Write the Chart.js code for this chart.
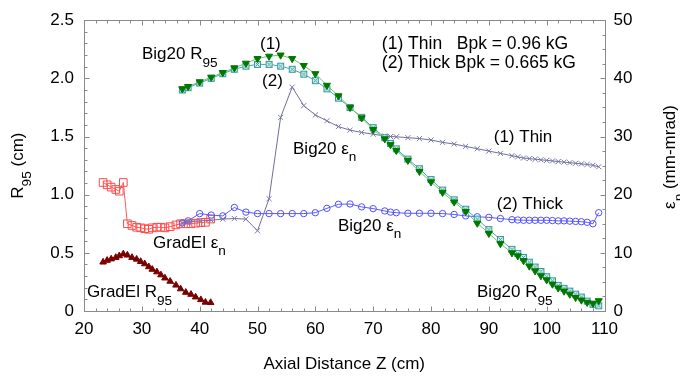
<!DOCTYPE html>
<html><head><meta charset="utf-8">
<script src="https://cdn.jsdelivr.net/npm/chart.js@4/dist/chart.umd.min.js"></script>
<style>html,body{margin:0;padding:0;background:#fff}</style>
</head><body>
<canvas id="c" width="680" height="379" style="width:680px;height:379px;display:block"></canvas>
<script>
// ---- data ----
const big20Z = [37,38,40,42,44,46,48,50,52,54,56,58,60,62,64,66,68,70,72,73,74,76,78,80,82,84,86,88,90,92,94,95,96,97,98,99,100,101,102,103,104,105,106,107,108,109];
const big20R95Thin = [1.91,1.93,1.97,2.01,2.05,2.09,2.13,2.17,2.19,2.20,2.17,2.11,2.04,1.94,1.85,1.75,1.66,1.56,1.48,1.43,1.38,1.295,1.20,1.11,1.02,0.937,0.855,0.755,0.667,0.579,0.50,0.474,0.433,0.386,0.345,0.303,0.268,0.231,0.198,0.171,0.144,0.116,0.094,0.074,0.066,0.088];
const big20R95Thick = [1.90,1.92,1.96,2.00,2.04,2.078,2.105,2.12,2.12,2.105,2.078,2.036,1.98,1.91,1.83,1.75,1.665,1.576,1.49,1.44,1.394,1.306,1.223,1.13,1.04,0.956,0.875,0.79,0.70,0.615,0.53,0.495,0.46,0.42,0.378,0.34,0.295,0.26,0.22,0.195,0.171,0.145,0.12,0.085,0.058,0.045];
const big20EpsThin = [15.1,15.3,15.5,15.6,15.8,15.9,15.8,13.8,19.3,33.3,38.5,35.3,33.7,32.7,31.7,31.1,30.7,30.4,30.1,30.0,29.95,29.8,29.65,29.4,29.0,28.7,28.3,27.9,27.5,27.1,26.7,26.5,26.3,26.2,26.1,26.0,25.9,25.8,25.7,25.6,25.5,25.4,25.3,25.2,25.05,24.8];
const big20EpsThick = [15.15,15.5,16.75,16.5,16.35,17.8,17.0,16.75,16.75,16.75,16.75,16.75,16.9,17.65,18.35,18.4,17.9,17.6,17.2,17.0,16.9,16.8,16.8,16.8,16.75,16.6,16.35,16.2,16.1,15.9,15.7,15.65,15.6,15.6,15.6,15.6,15.6,15.55,15.5,15.5,15.45,15.4,15.35,15.25,15.0,16.9];
const gradElZ = [23.3,24.0,24.7,25.5,26.1,26.8,27.5,28.3,29.1,29.8,30.5,31.2,31.8,32.6,33.3,34.0,34.9,35.9,36.7,37.6,38.5,39.3,40.2,41.0,41.9];
const gradElEps = [22.1,21.7,21.3,20.9,20.6,22.1,15.0,14.7,14.4,14.3,14.15,14.05,14.3,14.4,14.4,14.3,14.5,14.8,15.0,15.0,15.0,15.1,15.2,15.25,15.8];
const gradElR95 = [0.42,0.435,0.447,0.46,0.474,0.49,0.48,0.46,0.445,0.425,0.405,0.38,0.358,0.336,0.31,0.283,0.255,0.222,0.19,0.16,0.143,0.12,0.097,0.075,0.072];

const xTickValues = [20,30,40,50,60,70,80,90,100,110];
const xTickLabels = ['20','30','40','50','60','70','80','90','100','110'];
const leftTickValues = [0,0.5,1.0,1.5,2.0,2.5];
const leftTickLabels = ['0','0.5','1.0','1.5','2.0','2.5'];
const rightTickValues = [0,10,20,30,40,50];
const rightTickLabels = ['0','10','20','30','40','50'];

// ---- style ----
const FONT = '"Liberation Sans", Arial, Helvetica, sans-serif';
const FS = 17;

function boxX(stroke, fill){
  const s = 9, c = document.createElement('canvas');
  c.width = s; c.height = s;
  const g = c.getContext('2d');
  g.fillStyle = fill; g.fillRect(1,1,7,7);
  g.strokeStyle = stroke; g.lineWidth = 1;
  g.strokeRect(1.5,1.5,6,6);
  g.beginPath(); g.moveTo(2.5,2.5); g.lineTo(6.5,6.5); g.moveTo(6.5,2.5); g.lineTo(2.5,6.5); g.stroke();
  return c;
}

function series(xs, ys, axis, opt){
  return Object.assign({
    data: xs.map((x,i)=>({x:x, y:ys[i]})),
    yAxisID: axis, showLine:true, borderWidth:1, tension:0, fill:false
  }, opt);
}

const datasets = [
  series(big20Z, big20R95Thin, 'y', {borderColor:'#6cc46c', pointStyle:'triangle', rotation:180, pointRadius:4.1, pointBackgroundColor:'#007800', pointBorderColor:'#007800', pointBorderWidth:1}),
  series(big20Z, big20R95Thick, 'y', {borderColor:'#45a8a8', pointStyle:boxX('#3a9d9d','#d6eeee'), pointRadius:4}),
  series(big20Z, big20EpsThin, 'yR', {borderColor:'#6e6e9e', pointStyle:'crossRot', pointRadius:3.6, pointBorderColor:'#7a7aa8', pointBorderWidth:1}),
  series(big20Z, big20EpsThick, 'yR', {borderColor:'#5a5aff', pointStyle:'circle', pointRadius:3.2, pointBackgroundColor:'rgba(255,255,255,0)', pointBorderColor:'#5050ff', pointBorderWidth:1}),
  series(gradElZ, gradElEps, 'yR', {borderColor:'#ff5a5a', pointStyle:'rect', pointRadius:5.4, pointBackgroundColor:'rgba(255,255,255,0)', pointBorderColor:'#ff4a4a', pointBorderWidth:1}),
  series(gradElZ, gradElR95, 'y', {borderColor:'#800000', pointStyle:'triangle', pointRadius:3.8, pointBackgroundColor:'#7a0000', pointBorderColor:'#7a0000', pointBorderWidth:1})
];

// annotations: anchor = (z, R95) at left edge / text baseline
const annotations = [
  {z:30.03, r:2.165, parts:[['Big20 R',0],['95',1]]},
  {z:50.43, r:2.255, parts:[['(1)',0]]},
  {z:50.78, r:1.937, parts:[['(2)',0]]},
  {z:56.14, r:1.352, parts:[['Big20 \u03b5',0],['n',1]]},
  {z:71.50, r:2.252, size:17.5, parts:[['(1) Thin   Bpk = 0.96 kG',0]]},
  {z:71.50, r:2.092, size:17.5, parts:[['(2) Thick Bpk = 0.665 kG',0]]},
  {z:90.85, r:1.455, parts:[['(1) Thin',0]]},
  {z:91.38, r:0.881, parts:[['(2) Thick',0]]},
  {z:63.92, r:0.691, parts:[['Big20 \u03b5',0],['n',1]]},
  {z:87.96, r:0.121, parts:[['Big20 R',0],['95',1]]},
  {z:31.93, r:0.543, parts:[['GradEl \u03b5',0],['n',1]]},
  {z:20.52, r:0.121, parts:[['GradEl R',0],['95',1]]}
];

function drawRich(ctx, x, y, parts, size){
  let cx = x;
  for (const [t, sub] of parts){
    const fs = sub ? size*0.8 : size;
    ctx.font = fs + 'px ' + FONT;
    ctx.fillText(t, cx, sub ? y + size*0.45 : y);
    cx += ctx.measureText(t).width;
  }
  return cx - x;
}
function richWidth(ctx, parts, size){
  let w = 0;
  for (const [t, sub] of parts){ ctx.font = (sub ? size*0.8 : size) + 'px ' + FONT; w += ctx.measureText(t).width; }
  return w;
}

const framePlugin = {
  id:'frame',
  beforeDatasetsDraw(chart){
    const {ctx, chartArea:a, scales} = chart;
    const L = Math.round(a.left)+0.5, R = Math.round(a.right)+0.5, T = Math.round(a.top)+0.5, B = Math.round(a.bottom)+0.5;
    ctx.save();
    ctx.strokeStyle = '#8a8a8a'; ctx.lineWidth = 1;
    ctx.strokeRect(L, T, R-L, B-T);
    ctx.beginPath();
    const major = 5, minor = 3;
    for (let v = 20; v <= 110.001; v += 2){
      const px = Math.round(scales.x.getPixelForValue(v))+0.5;
      const len = (Math.abs(v % 10) < 1e-6) ? major : minor;
      ctx.moveTo(px, B); ctx.lineTo(px, B-len);
      ctx.moveTo(px, T); ctx.lineTo(px, T+len);
    }
    for (let i = 0; i <= 25; i++){
      const py = Math.round(scales.y.getPixelForValue(i/10))+0.5;
      const len = (i % 5 === 0) ? major : minor;
      ctx.moveTo(L, py); ctx.lineTo(L+len, py);
    }
    for (let i = 0; i <= 20; i++){
      const py = Math.round(scales.yR.getPixelForValue(i*2.5))+0.5;
      const len = (i % 4 === 0) ? major : minor;
      ctx.moveTo(R, py); ctx.lineTo(R-len, py);
    }
    ctx.stroke();
    ctx.restore();
  }
};

const textPlugin = {
  id:'texts',
  afterDraw(chart){
    const {ctx, chartArea:a, scales} = chart;
    ctx.save();
    ctx.fillStyle = '#000';
    ctx.textBaseline = 'alphabetic';
    ctx.textAlign = 'left';
    for (const an of annotations){
      drawRich(ctx, scales.x.getPixelForValue(an.z), scales.y.getPixelForValue(an.r), an.parts, an.size || FS);
    }
    // x title
    ctx.font = FS + 'px ' + FONT;
    ctx.textAlign = 'center';
    ctx.fillText('Axial Distance Z (cm)', (a.left+a.right)/2, 369);
    ctx.textAlign = 'left';
    // left title
    const lp = [['R',0],['95',1],[' (cm)',0]];
    let w = richWidth(ctx, lp, FS);
    ctx.save(); ctx.translate(23, (a.top+a.bottom)/2); ctx.rotate(-Math.PI/2);
    drawRich(ctx, -w/2, 0, lp, FS); ctx.restore();
    // right title
    const rp = [['\u03b5',0],['n',1],[' (mm-mrad)',0]];
    w = richWidth(ctx, rp, FS);
    ctx.save(); ctx.translate(675, 157); ctx.rotate(-Math.PI/2);
    drawRich(ctx, -w/2, 0, rp, FS); ctx.restore();
    ctx.restore();
  }
};

function fixedTicks(values){ return s => { s.ticks = values.map(v => ({value:v})); }; }

new Chart(document.getElementById('c'), {
  type:'line',
  data:{datasets:datasets},
  options:{
    responsive:false, animation:false, devicePixelRatio:1,
    layout:{padding:{top:8,left:0,right:0,bottom:0}},
    plugins:{legend:{display:false}, tooltip:{enabled:false}},
    elements:{line:{borderWidth:1}},
    scales:{
      x:{type:'linear', min:20, max:110,
         afterBuildTicks: fixedTicks(xTickValues),
         afterFit: s => { s.height = 68; },
         ticks:{autoSkip:false, maxRotation:0, color:'#000', font:{family:FONT, size:FS}, padding:8,
                callback:(v)=>xTickLabels[xTickValues.indexOf(v)]},
         grid:{display:false, drawTicks:false}, border:{display:false}},
      y:{type:'linear', position:'left', min:0, max:2.5,
         afterBuildTicks: fixedTicks(leftTickValues),
         afterFit: s => { s.width = 84; },
         ticks:{color:'#000', font:{family:FONT, size:FS}, padding:10,
                callback:(v)=>leftTickLabels[leftTickValues.findIndex(t=>Math.abs(t-v)<1e-9)]},
         grid:{display:false, drawTicks:false}, border:{display:false}},
      yR:{type:'linear', position:'right', min:0, max:50,
         afterBuildTicks: fixedTicks(rightTickValues),
         afterFit: s => { s.width = 75.5; },
         ticks:{color:'#000', font:{family:FONT, size:FS}, padding:9,
                callback:(v)=>rightTickLabels[rightTickValues.indexOf(v)]},
         grid:{display:false, drawTicks:false}, border:{display:false}}
    }
  },
  plugins:[framePlugin, textPlugin]
});
</script>
</body></html>
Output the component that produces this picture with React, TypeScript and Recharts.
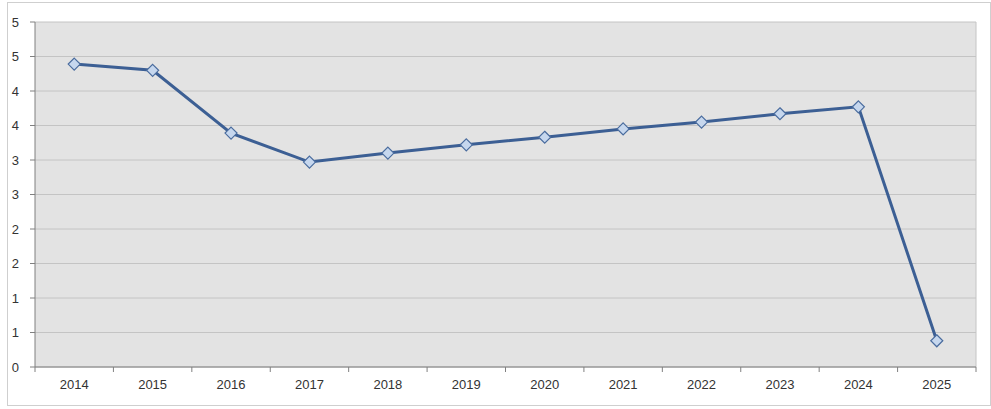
import React from "react";
import { LineChart, Line, XAxis, YAxis, CartesianGrid } from "recharts";

const years = ["2014", "2015", "2016", "2017", "2018", "2019", "2020", "2021", "2022", "2023", "2024", "2025"];
const values = [4.39, 4.3, 3.39, 2.97, 3.1, 3.22, 3.33, 3.45, 3.55, 3.67, 3.77, 0.38];
const yTicks = [0, 0.5, 1, 1.5, 2, 2.5, 3, 3.5, 4, 4.5, 5];

const data = years.map((year, i) => ({ year, value: values[i] }));

const W = 991;
const H = 409;
const PLOT_LEFT = 35;
const PLOT_RIGHT = 976;
const PLOT_BOTTOM = 367;
const X_AXIS_H = 30;
const band = (PLOT_RIGHT - PLOT_LEFT) / years.length;

const Diamond = (props: any) => {
  const { cx, cy } = props;
  if (cx == null || cy == null) return null;
  const r = 6;
  return (
    <polygon
      points={`${cx},${cy - r} ${cx + r},${cy} ${cx},${cy + r} ${cx - r},${cy}`}
      fill="#c6d7ee"
      stroke="#4a6c9e"
      strokeWidth={1.2}
    />
  );
};

const XTick = (props: any) => {
  const { x, payload, index } = props;
  const left = x - band / 2;
  const isLast = index === years.length - 1;
  const ay = PLOT_BOTTOM;
  return (
    <g>
      <line x1={left} y1={ay} x2={left} y2={ay + 5} stroke="#808080" />
      {isLast && <line x1={left + band} y1={ay} x2={left + band} y2={ay + 5} stroke="#808080" />}
      <text x={x} y={ay + 22} textAnchor="middle" fontSize={13} fill="#333" fontFamily="Liberation Sans, Arial, sans-serif">
        {payload.value}
      </text>
    </g>
  );
};

export default function App() {
  return (
    <div style={{ position: "absolute", left: 0, top: 0, width: W, height: H, background: "#fff" }}>
      <div
        style={{
          position: "absolute",
          left: 7,
          top: 2,
          width: 982,
          height: 402,
          border: "1px solid #cfcfcf",
        }}
      />
      <div style={{ position: "absolute", left: 0, top: 0 }}>
        <LineChart
          width={W}
          height={H}
          data={data}
          margin={{ top: 22, right: W - PLOT_RIGHT, bottom: H - PLOT_BOTTOM - X_AXIS_H, left: 0 }}
        >
          <CartesianGrid
            fill="#e3e3e3"
            stroke="#c4c4c4"
            vertical={true}
            verticalPoints={[PLOT_RIGHT]}
          />
          <XAxis
            dataKey="year"
            height={X_AXIS_H}
            padding={{ left: band / 2, right: band / 2 }}
            tick={<XTick />}
            tickLine={false}
            axisLine={{ stroke: "#808080" }}
            interval={0}
          />
          <YAxis
            width={PLOT_LEFT}
            domain={[0, 5]}
            ticks={yTicks}
            tickFormatter={(v: number) => String(Math.round(v))}
            tick={{ fontSize: 13, fill: "#333", fontFamily: "Liberation Sans, Arial, sans-serif" }}
            tickSize={5}
            tickMargin={11}
            tickLine={{ stroke: "#808080" }}
            axisLine={{ stroke: "#808080" }}
          />
          <Line
            type="linear"
            dataKey="value"
            stroke="#3c5f94"
            strokeWidth={3}
            dot={<Diamond />}
            activeDot={false}
            isAnimationActive={false}
          />
        </LineChart>
      </div>
    </div>
  );
}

----

§ **GOAL**: Start at the line containing "Output the component" and stop at the line containing "const band = (PLOT_RIGHT"; transcribe those lines exactly, skipping pictures.

§ **RESPONSE TO THE EXERCISE**:
Output the component that produces this picture with React, TypeScript and Recharts.
import React from "react";
import { LineChart, Line, XAxis, YAxis, CartesianGrid } from "recharts";

const years = ["2014", "2015", "2016", "2017", "2018", "2019", "2020", "2021", "2022", "2023", "2024", "2025"];
const values = [4.39, 4.3, 3.39, 2.97, 3.1, 3.22, 3.33, 3.45, 3.55, 3.67, 3.77, 0.38];
const yTicks = [0, 0.5, 1, 1.5, 2, 2.5, 3, 3.5, 4, 4.5, 5];

const data = years.map((year, i) => ({ year, value: values[i] }));

const W = 991;
const H = 409;
const PLOT_LEFT = 35;
const PLOT_RIGHT = 976;
const PLOT_BOTTOM = 367;
const X_AXIS_H = 30;
const band = (PLOT_RIGHT - PLOT_LEFT) / years.length;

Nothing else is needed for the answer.